Le « vrai » Joe, celui qu’adulent les foules aux quatre coins du monde, n’étouffe pourtant pas complètement sous le bâillon. Cordes, hautbois et piano, chacun brillanté par son sentimentalisme notoire, forment l’élégant triumvirat d’un Love Theme d’où l’espoir ruisselle en filets d’argent. La foi en de meilleurs lendemains, voici ce qui manque cruellement à une planète aride, harcelée par des essaims de tanks pareils à d’immenses cloportes d’acier. Les nombreuses batailles voyant s’entre-déchirer ces léviathans avec des motards trompe-la-mort sont, pour un Hisaishi qui ne demande rien tant qu’en découdre, autant de prétextes à charger bille en tête. Il s’y emploie avec les moyens du bord, cahin-caha, la formation de toute évidence modeste sous son égide s’estompant fréquemment à l’avantage de remous électroniques, frappés au coin reconnaissable entre mille des eighties.

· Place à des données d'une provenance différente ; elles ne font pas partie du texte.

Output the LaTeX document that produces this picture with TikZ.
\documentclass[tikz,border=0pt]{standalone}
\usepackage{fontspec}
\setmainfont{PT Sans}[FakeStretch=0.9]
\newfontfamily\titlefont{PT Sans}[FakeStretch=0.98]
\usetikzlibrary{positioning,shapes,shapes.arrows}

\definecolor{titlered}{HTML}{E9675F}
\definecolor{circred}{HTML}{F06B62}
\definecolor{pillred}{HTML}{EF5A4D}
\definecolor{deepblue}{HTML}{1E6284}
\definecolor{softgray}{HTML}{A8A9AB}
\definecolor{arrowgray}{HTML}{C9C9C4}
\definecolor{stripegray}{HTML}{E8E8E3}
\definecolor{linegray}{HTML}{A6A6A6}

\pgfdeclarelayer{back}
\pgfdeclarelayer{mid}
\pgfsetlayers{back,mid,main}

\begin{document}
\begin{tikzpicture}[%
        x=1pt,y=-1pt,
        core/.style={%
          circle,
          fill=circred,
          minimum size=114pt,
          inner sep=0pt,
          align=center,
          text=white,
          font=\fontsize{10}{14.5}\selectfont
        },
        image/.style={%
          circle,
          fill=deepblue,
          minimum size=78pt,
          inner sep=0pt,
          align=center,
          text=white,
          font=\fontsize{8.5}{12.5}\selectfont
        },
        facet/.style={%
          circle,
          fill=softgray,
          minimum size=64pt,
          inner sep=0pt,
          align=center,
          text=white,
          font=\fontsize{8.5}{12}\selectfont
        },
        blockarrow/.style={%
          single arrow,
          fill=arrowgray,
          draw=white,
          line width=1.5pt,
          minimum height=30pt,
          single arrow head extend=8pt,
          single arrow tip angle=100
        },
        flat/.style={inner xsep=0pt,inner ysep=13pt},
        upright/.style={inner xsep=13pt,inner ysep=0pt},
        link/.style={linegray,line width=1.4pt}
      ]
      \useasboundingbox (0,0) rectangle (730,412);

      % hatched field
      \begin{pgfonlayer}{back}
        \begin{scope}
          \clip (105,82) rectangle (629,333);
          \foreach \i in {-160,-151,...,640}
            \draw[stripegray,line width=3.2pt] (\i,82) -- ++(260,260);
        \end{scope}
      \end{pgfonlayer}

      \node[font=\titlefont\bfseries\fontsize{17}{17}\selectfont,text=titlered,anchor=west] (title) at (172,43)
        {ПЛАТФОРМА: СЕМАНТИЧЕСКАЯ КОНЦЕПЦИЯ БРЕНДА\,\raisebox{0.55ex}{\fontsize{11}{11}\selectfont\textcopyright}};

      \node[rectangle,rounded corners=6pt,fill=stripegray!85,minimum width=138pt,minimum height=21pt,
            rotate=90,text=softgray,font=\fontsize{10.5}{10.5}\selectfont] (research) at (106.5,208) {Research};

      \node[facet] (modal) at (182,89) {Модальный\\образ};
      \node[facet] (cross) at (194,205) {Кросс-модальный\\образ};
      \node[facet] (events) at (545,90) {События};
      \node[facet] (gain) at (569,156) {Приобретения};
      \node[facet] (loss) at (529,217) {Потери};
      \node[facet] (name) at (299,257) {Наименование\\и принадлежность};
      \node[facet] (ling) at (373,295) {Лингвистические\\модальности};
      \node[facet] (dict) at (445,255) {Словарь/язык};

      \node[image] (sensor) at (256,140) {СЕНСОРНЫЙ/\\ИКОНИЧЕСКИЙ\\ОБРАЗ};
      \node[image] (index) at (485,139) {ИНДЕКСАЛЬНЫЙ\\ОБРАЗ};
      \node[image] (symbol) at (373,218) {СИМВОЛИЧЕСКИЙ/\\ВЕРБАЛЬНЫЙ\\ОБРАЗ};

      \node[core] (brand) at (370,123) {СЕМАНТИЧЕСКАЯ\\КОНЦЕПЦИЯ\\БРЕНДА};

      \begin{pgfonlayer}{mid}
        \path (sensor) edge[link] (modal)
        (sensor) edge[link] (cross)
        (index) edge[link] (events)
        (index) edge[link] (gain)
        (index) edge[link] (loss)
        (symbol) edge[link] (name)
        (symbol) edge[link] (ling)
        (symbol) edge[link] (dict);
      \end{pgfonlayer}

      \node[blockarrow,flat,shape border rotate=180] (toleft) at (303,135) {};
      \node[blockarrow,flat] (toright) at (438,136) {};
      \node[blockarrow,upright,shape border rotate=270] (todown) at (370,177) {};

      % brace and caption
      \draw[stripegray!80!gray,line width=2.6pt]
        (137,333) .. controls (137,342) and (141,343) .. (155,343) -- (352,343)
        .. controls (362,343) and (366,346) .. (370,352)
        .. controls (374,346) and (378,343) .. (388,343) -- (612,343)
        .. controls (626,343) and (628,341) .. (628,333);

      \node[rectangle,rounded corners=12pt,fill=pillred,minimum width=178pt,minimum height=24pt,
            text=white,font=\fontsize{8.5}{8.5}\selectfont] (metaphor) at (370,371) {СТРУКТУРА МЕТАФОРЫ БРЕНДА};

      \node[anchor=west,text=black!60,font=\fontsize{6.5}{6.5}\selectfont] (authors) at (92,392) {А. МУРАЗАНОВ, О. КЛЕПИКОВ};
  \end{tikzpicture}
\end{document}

Parti-pris revendiqué d’un air crâne ou solution de rechange sur laquelle on se serait rabattu la mort dans l’âme ? Au souvenir des agapes symphoniques d’Arion, précédente collaboration entre Yasuhiko et Hisaishi, il serait tentant de favoriser la deuxième hypothèse. Qu’importe, au fond. Trop fiers pour chercher à se draper des reflets artificieux du similor, les synthés assument leurs guenilles en multipliant onomatopées sonores et pulsations taillées d’une pièce. Cette absence de subtilité frustrerait peut-être ailleurs. Mais ici, dans un film effréné comme l’est Venus Wars, elle bombarde de stimuli primitifs ainsi que le ferait une Gatling. Avec, pour cœur de cible, une jeunesse refusant de se laisser domestiquer, qui écrit son futur dans un océan de poussière.